Using the listing beneath this task, count the lines with the word "React" and write only the result.

**Extracted information**
___

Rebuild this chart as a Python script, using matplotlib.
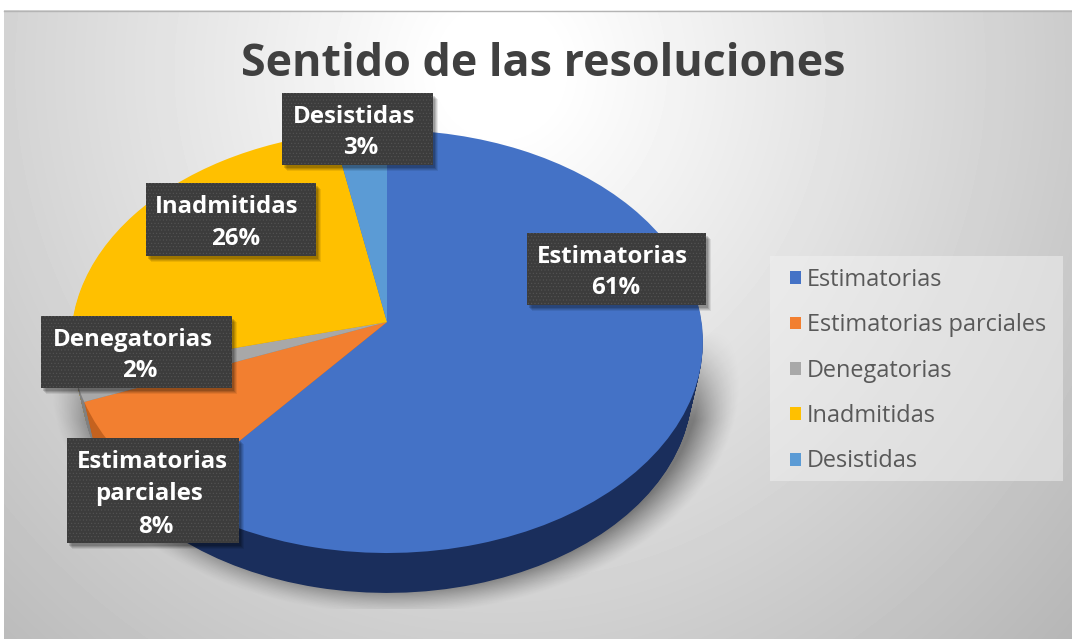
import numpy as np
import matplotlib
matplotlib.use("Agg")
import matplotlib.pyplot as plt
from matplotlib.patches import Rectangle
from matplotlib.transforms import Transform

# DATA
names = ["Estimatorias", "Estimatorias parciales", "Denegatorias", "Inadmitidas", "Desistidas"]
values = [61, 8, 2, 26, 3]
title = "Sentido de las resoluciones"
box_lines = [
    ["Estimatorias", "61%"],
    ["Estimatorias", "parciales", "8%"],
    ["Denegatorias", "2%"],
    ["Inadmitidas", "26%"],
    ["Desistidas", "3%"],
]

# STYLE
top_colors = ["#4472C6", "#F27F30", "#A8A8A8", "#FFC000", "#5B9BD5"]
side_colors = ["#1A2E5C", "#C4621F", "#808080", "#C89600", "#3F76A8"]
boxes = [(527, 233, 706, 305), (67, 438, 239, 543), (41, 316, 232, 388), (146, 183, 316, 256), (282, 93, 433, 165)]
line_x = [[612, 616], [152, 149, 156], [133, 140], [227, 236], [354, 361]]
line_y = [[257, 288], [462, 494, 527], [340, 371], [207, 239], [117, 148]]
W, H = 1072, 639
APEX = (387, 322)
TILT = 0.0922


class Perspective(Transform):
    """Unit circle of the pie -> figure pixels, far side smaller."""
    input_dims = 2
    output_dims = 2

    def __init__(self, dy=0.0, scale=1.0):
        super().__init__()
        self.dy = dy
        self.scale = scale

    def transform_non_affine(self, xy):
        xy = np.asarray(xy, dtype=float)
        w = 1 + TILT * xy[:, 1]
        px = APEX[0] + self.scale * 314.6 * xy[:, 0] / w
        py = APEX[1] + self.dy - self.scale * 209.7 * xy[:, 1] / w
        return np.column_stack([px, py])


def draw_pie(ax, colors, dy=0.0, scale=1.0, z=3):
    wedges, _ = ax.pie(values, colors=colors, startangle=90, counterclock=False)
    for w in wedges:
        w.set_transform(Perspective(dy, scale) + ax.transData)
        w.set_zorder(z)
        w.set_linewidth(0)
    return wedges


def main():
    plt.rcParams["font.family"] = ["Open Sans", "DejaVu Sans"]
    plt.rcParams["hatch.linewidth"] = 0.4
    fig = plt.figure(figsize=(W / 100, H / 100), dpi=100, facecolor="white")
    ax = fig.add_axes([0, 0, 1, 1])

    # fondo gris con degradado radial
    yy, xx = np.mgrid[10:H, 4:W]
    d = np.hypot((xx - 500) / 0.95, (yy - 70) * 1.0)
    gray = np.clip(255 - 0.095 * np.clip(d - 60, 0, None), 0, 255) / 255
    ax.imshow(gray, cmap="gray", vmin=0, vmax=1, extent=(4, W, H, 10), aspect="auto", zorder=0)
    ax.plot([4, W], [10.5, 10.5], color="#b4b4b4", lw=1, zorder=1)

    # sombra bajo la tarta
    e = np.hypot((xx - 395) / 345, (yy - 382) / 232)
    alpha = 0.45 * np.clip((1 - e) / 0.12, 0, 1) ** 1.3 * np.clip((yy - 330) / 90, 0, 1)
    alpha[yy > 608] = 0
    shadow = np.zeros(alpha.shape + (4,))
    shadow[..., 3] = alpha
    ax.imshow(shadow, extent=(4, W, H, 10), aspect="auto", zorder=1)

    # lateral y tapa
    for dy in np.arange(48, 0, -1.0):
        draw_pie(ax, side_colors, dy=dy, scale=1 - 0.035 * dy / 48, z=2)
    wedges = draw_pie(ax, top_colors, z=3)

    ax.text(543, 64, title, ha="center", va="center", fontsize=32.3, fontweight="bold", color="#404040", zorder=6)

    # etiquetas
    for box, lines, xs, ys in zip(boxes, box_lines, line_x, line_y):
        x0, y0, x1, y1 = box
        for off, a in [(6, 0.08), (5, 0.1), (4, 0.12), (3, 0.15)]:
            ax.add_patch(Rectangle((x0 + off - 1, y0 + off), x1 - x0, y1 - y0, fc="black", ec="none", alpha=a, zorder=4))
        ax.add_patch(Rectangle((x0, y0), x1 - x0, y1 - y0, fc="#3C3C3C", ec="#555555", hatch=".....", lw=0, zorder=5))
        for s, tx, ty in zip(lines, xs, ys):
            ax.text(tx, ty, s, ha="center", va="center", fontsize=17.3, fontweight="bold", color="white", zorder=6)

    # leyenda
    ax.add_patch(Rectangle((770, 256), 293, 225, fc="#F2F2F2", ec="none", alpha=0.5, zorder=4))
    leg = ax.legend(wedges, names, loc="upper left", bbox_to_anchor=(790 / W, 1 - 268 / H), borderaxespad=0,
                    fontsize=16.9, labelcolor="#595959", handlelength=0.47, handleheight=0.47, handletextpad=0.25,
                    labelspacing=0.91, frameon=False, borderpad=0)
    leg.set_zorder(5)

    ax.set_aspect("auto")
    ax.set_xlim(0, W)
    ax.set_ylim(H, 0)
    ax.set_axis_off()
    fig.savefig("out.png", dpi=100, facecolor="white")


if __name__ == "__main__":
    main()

___

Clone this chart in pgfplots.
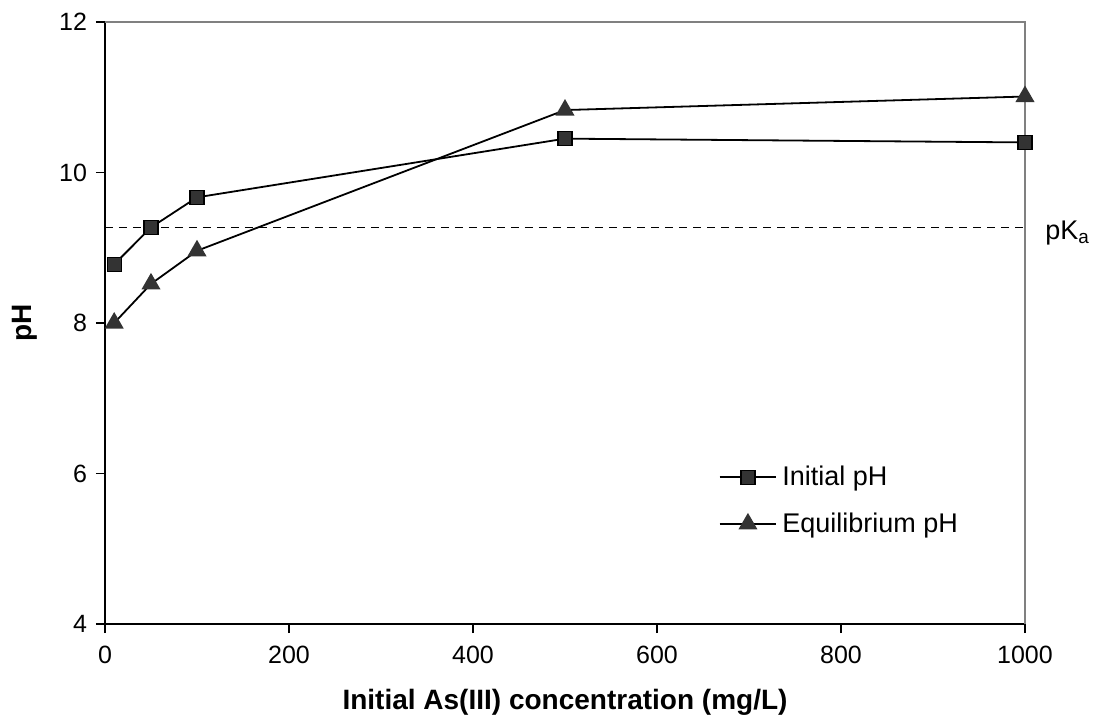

___

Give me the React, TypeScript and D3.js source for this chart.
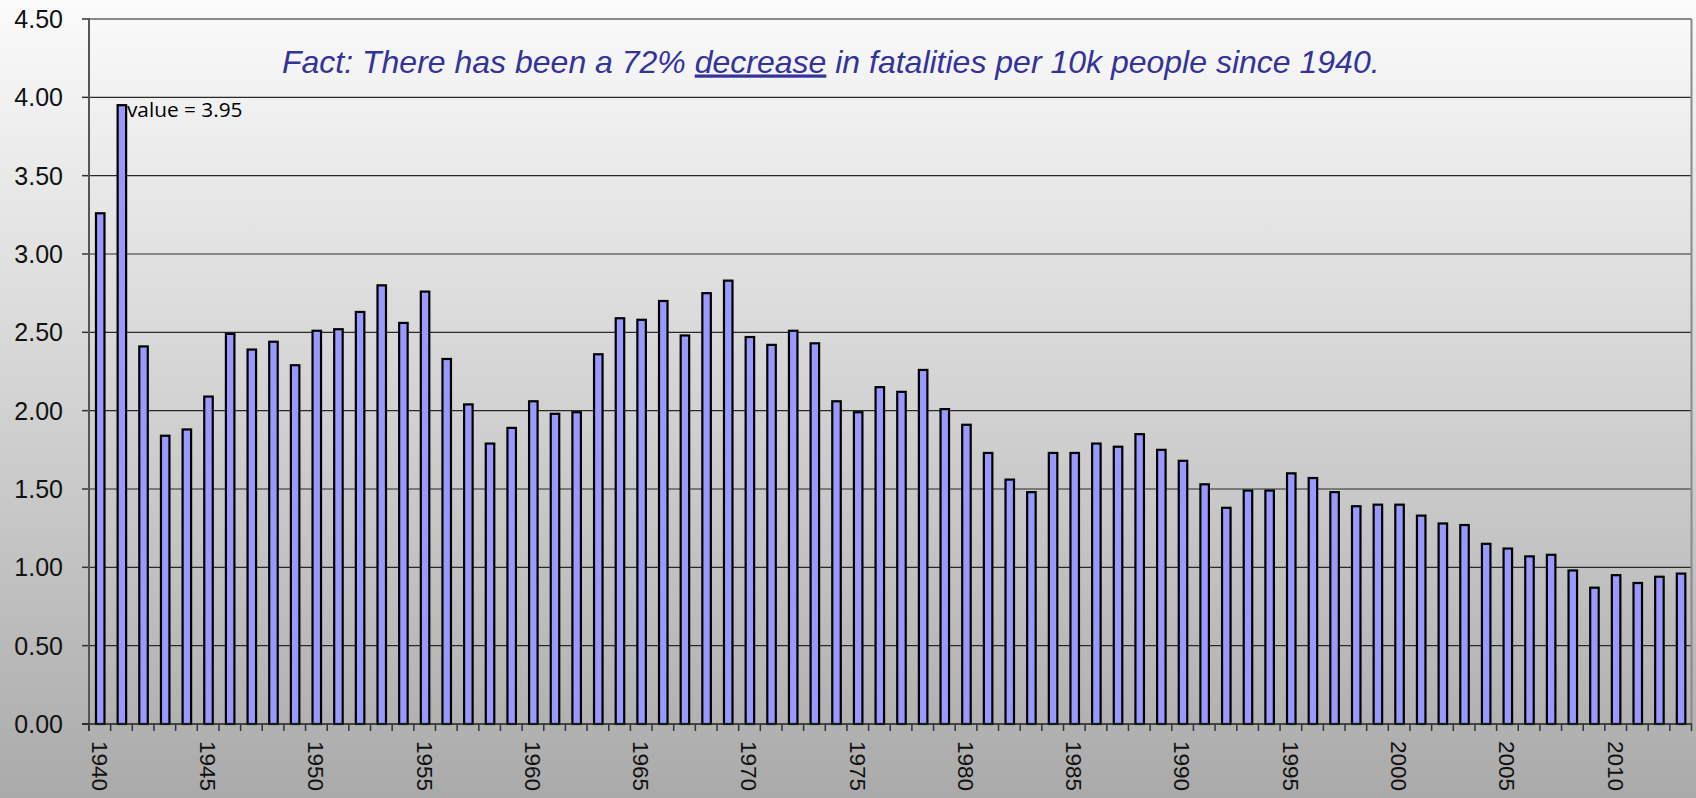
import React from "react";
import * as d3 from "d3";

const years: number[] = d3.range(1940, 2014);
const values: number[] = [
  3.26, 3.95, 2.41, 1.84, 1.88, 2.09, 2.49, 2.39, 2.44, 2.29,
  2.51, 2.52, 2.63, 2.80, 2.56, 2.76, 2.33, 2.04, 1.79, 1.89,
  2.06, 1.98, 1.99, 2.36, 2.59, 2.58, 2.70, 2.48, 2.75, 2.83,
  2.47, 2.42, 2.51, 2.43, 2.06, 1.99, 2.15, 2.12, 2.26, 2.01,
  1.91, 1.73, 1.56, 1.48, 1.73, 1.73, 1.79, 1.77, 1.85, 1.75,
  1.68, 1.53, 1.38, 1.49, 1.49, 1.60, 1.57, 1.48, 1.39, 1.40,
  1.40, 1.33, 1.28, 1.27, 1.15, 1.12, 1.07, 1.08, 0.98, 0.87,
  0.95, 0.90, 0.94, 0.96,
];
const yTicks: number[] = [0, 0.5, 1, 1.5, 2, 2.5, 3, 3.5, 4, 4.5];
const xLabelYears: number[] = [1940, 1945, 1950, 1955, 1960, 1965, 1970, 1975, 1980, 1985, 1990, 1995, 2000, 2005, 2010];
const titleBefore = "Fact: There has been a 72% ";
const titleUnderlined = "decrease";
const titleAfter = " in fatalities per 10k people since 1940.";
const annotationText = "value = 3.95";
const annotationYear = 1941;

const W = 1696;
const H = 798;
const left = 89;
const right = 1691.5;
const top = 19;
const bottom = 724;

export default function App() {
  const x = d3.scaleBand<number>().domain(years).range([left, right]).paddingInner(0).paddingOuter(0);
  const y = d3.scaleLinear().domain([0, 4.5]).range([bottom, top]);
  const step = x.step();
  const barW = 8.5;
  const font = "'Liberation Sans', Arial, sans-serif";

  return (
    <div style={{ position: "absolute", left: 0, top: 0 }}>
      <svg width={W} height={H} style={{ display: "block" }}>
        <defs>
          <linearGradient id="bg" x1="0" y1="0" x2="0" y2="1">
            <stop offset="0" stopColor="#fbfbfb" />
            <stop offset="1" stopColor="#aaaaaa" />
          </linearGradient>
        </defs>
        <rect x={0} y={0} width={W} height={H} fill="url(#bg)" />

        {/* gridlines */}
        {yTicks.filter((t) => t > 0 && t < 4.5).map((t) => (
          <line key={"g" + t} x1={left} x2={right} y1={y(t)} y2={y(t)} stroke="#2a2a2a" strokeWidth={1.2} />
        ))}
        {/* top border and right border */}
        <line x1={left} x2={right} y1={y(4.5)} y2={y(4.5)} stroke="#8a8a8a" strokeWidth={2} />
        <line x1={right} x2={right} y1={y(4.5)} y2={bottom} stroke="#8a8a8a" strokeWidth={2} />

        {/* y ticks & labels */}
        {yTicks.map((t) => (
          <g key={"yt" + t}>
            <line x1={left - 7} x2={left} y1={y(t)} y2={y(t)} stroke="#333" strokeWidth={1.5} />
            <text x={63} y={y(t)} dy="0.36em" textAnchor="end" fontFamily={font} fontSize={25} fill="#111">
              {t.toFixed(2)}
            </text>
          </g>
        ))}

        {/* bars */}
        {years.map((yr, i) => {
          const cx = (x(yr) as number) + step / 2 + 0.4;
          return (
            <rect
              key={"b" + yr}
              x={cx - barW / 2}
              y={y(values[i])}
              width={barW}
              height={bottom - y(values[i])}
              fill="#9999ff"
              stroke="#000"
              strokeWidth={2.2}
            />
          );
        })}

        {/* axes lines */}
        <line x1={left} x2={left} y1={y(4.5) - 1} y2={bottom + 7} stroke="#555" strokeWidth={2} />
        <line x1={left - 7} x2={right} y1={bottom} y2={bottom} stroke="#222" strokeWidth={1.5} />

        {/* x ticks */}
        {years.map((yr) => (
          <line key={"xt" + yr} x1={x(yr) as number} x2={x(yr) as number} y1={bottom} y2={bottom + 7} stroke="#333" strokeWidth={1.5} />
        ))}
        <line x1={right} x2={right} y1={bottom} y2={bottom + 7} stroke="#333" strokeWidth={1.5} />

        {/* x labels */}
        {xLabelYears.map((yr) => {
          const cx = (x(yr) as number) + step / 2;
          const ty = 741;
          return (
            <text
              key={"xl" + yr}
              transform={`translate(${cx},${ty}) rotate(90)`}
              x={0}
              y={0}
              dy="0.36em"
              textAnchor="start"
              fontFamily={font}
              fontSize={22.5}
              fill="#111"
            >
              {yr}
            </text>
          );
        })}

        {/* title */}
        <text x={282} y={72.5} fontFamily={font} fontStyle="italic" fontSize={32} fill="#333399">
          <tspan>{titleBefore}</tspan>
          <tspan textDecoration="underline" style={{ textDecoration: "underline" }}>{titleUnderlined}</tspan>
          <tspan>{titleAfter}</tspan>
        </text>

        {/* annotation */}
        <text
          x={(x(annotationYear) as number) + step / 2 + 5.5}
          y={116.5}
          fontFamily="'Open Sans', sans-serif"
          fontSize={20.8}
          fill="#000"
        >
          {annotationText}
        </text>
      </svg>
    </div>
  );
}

___

**Result of this task**
2